We were deluded. I was deluded. As deluded as a certain other ex-Commander-in-Chief about the outcome of the 2020 election.
At least my — our — delusion was positive. Optimistic. Actually, Pollyannish. And, like all Pollyanna’s dreams, it was impossible.
We thought the racists, the haters, the twisted supremacists and the nativists and the proto- and crypto- and Neo-fascists, the militia members, the Hitler idolators, the Confederate flag wavers, the survivalists, the paranoiacs arming themselves against the hordes of Mexicans and Muslims and other brown-skinned people as well as the feminists and homosexuals who are right around the corner for Christ’s sake, the droolers chomping at the bit for the coming civil war, all those people, in short, whom we perceived to be such a laughable, tiny minority back in 2008, would henceforth scuttle back under their rocks and never again show their faces in polite society.
Only our society has turned out to be not quite so polite.
The starter’s pistol shot came the moment Republican Senate leader Mitch McConnell declared the entire aim of his party was to make the Barack Obama presidency a failure. But the dash actually had begun years — decades — before that. The bullet had been supplied by Newt Gingrich 15 years before when he laid out his nefarious plan, the infamous GOPAC Memo, roadmapping the GOP’s plan to turn Democrats, Liberals, Progressives, and anyone not four-square in line with his new order into enemies of right and good. Enemies of the state.
And even before Gingrich, there were the Birchers and other obsessives who actually believed figures as apple pie-ish as Dwight Eisenhower were radical dangers to the nation. To mix my metaphors, they were the ones who planted the seeds that sprouted, eventually, into the America we live in today.
Seeds. Bullets. Take your pick. It doesn’t matter one whit.
For years — decades — we thought that hateful, paranoiac gang, all of them, were outliers, so few in numbers and so isolated from each other that they couldn’t get anyone elected dogcatcher. Republican strategists, though, recognized them as a reliable, rock-solid bloc that’d provide the party with a foundation in every election from the local to the national.
We’d underestimated their numbers and then the internet served to connect them all, instantaneously. And certain 24-hour news peddlers went to work on the psyches of tens of millions of people who otherwise would have been repelled by them. Suddenly, Mom and Pop America found themselves sharing fears and grievances with heretofore whackos.
Add clever gerrymandering, the Electoral College, and strategic judicial appointees at every court level, and voila, Republicans now control most state governorships, most statehouses, and, most important, the United States Supreme Court. This despite the fact that a slim majority of Americans support the Democratic Party over the Republican.

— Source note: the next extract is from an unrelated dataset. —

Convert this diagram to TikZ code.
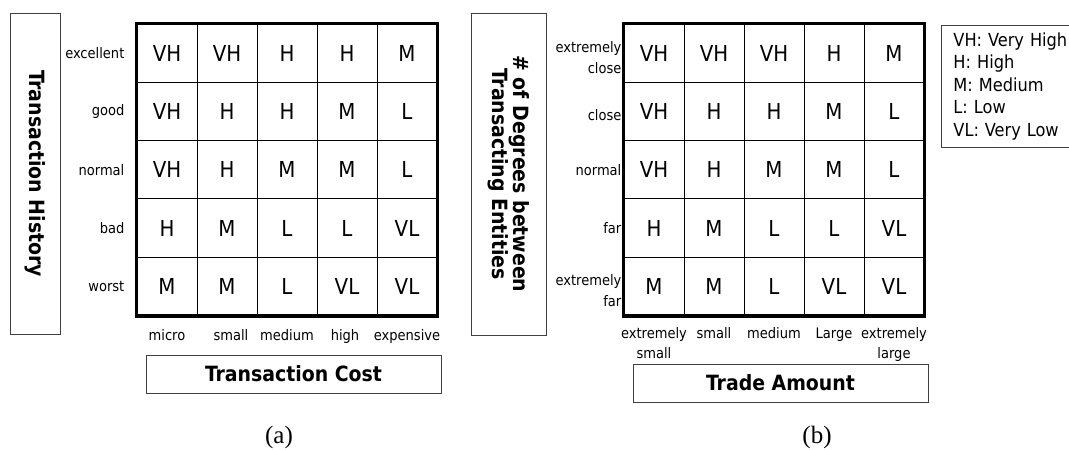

While the coalition that came together to put a black man in the White House in 2008 and then reelect him in 2012 was drifting off to sleep, believing with all our hearts our problems were over and we’d be on easy street for the rest of our lives, the Republican Party worked harder and more passionately than ever to take over and manipulate every niche and nook of our country, from dogcatcher to school board member to county commissioner to governor and, at last, to president. Even though the Democratic nominee for president has won the popular vote in seven of the last eight national elections, the Republican have captured the White House on three separate occasions in that time. Those Republicans have named five of the current justices serving on the United States Supreme Court. The court that this past session has remade America. And that promises to further remodel it in coming terms.
The Republicans achieved their gains though brilliant planning, both long-term and short, and hard work.
The Democrats, the Liberals, the Progressives, and even the silent middle that often leans slightly left, snoozed. I snoozed as much as anybody. The alarm is ringing. It’s morning in Trump’s America.